**To be done**
Go through the data and copy every line exactly, but not the images.

==========

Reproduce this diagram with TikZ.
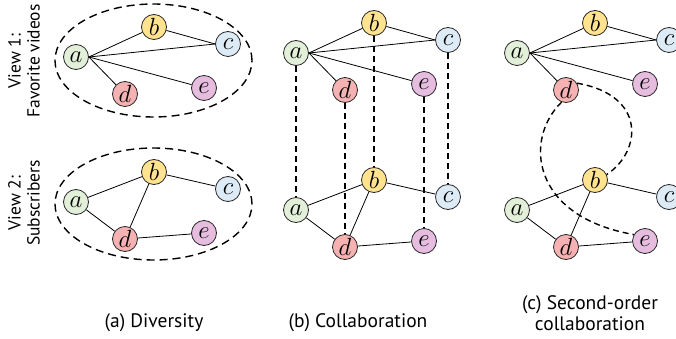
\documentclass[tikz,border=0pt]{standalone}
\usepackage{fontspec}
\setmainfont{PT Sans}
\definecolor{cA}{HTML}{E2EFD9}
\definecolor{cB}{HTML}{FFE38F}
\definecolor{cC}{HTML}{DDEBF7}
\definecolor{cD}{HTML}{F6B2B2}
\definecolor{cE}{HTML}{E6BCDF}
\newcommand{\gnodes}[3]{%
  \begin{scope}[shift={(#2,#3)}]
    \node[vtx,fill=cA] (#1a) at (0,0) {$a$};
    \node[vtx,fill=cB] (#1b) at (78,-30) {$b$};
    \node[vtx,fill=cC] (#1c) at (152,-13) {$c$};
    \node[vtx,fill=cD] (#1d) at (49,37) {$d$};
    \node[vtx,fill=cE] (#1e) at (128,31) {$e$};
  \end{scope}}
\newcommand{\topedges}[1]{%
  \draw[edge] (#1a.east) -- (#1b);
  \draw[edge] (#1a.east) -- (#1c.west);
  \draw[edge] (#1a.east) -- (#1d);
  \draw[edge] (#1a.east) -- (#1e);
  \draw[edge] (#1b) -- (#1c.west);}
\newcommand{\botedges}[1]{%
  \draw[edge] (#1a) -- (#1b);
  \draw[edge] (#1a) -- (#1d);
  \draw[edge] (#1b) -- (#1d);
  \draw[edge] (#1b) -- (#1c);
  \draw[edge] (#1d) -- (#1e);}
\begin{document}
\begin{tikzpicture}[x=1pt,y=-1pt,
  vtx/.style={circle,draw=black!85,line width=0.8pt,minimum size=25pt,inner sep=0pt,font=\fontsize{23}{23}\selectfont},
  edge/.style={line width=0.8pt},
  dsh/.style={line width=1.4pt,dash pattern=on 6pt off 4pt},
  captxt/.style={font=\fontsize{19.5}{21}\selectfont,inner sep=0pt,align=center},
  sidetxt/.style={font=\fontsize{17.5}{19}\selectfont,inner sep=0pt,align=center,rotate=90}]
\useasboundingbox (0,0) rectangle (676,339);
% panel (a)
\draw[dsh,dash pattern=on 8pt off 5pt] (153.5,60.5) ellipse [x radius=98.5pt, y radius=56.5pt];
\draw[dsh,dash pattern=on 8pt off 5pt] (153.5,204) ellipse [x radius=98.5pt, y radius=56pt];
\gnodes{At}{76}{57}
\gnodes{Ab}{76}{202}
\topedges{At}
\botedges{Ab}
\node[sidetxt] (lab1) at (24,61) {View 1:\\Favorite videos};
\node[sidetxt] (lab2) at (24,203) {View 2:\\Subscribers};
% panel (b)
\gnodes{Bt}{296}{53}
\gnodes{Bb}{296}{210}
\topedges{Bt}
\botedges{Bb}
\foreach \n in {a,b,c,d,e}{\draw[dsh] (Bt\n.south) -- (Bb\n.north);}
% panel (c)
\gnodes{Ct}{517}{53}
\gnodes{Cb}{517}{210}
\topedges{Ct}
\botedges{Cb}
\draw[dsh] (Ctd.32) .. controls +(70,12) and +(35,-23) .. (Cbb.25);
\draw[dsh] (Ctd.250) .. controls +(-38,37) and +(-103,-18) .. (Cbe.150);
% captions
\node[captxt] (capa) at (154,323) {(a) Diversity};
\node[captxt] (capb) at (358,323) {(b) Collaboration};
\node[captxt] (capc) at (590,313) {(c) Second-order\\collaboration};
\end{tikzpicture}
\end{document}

==========

**Solution to the exercise**
Reproduce this diagram with TikZ.
\documentclass[tikz,border=0pt]{standalone}
\usepackage{fontspec}
\setmainfont{PT Sans}
\definecolor{cA}{HTML}{E2EFD9}
\definecolor{cB}{HTML}{FFE38F}
\definecolor{cC}{HTML}{DDEBF7}
\definecolor{cD}{HTML}{F6B2B2}
\definecolor{cE}{HTML}{E6BCDF}
\newcommand{\gnodes}[3]{%
  \begin{scope}[shift={(#2,#3)}]
    \node[vtx,fill=cA] (#1a) at (0,0) {$a$};
    \node[vtx,fill=cB] (#1b) at (78,-30) {$b$};
    \node[vtx,fill=cC] (#1c) at (152,-13) {$c$};
    \node[vtx,fill=cD] (#1d) at (49,37) {$d$};
    \node[vtx,fill=cE] (#1e) at (128,31) {$e$};
  \end{scope}}
\newcommand{\topedges}[1]{%
  \draw[edge] (#1a.east) -- (#1b);
  \draw[edge] (#1a.east) -- (#1c.west);
  \draw[edge] (#1a.east) -- (#1d);
  \draw[edge] (#1a.east) -- (#1e);
  \draw[edge] (#1b) -- (#1c.west);}
\newcommand{\botedges}[1]{%
  \draw[edge] (#1a) -- (#1b);
  \draw[edge] (#1a) -- (#1d);
  \draw[edge] (#1b) -- (#1d);
  \draw[edge] (#1b) -- (#1c);
  \draw[edge] (#1d) -- (#1e);}
\begin{document}
\begin{tikzpicture}[x=1pt,y=-1pt,
  vtx/.style={circle,draw=black!85,line width=0.8pt,minimum size=25pt,inner sep=0pt,font=\fontsize{23}{23}\selectfont},
  edge/.style={line width=0.8pt},
  dsh/.style={line width=1.4pt,dash pattern=on 6pt off 4pt},
  captxt/.style={font=\fontsize{19.5}{21}\selectfont,inner sep=0pt,align=center},
  sidetxt/.style={font=\fontsize{17.5}{19}\selectfont,inner sep=0pt,align=center,rotate=90}]
\useasboundingbox (0,0) rectangle (676,339);
% panel (a)
\draw[dsh,dash pattern=on 8pt off 5pt] (153.5,60.5) ellipse [x radius=98.5pt, y radius=56.5pt];
\draw[dsh,dash pattern=on 8pt off 5pt] (153.5,204) ellipse [x radius=98.5pt, y radius=56pt];
\gnodes{At}{76}{57}
\gnodes{Ab}{76}{202}
\topedges{At}
\botedges{Ab}
\node[sidetxt] (lab1) at (24,61) {View 1:\\Favorite videos};
\node[sidetxt] (lab2) at (24,203) {View 2:\\Subscribers};
% panel (b)
\gnodes{Bt}{296}{53}
\gnodes{Bb}{296}{210}
\topedges{Bt}
\botedges{Bb}
\foreach \n in {a,b,c,d,e}{\draw[dsh] (Bt\n.south) -- (Bb\n.north);}
% panel (c)
\gnodes{Ct}{517}{53}
\gnodes{Cb}{517}{210}
\topedges{Ct}
\botedges{Cb}
\draw[dsh] (Ctd.32) .. controls +(70,12) and +(35,-23) .. (Cbb.25);
\draw[dsh] (Ctd.250) .. controls +(-38,37) and +(-103,-18) .. (Cbe.150);
% captions
\node[captxt] (capa) at (154,323) {(a) Diversity};
\node[captxt] (capb) at (358,323) {(b) Collaboration};
\node[captxt] (capc) at (590,313) {(c) Second-order\\collaboration};
\end{tikzpicture}
\end{document}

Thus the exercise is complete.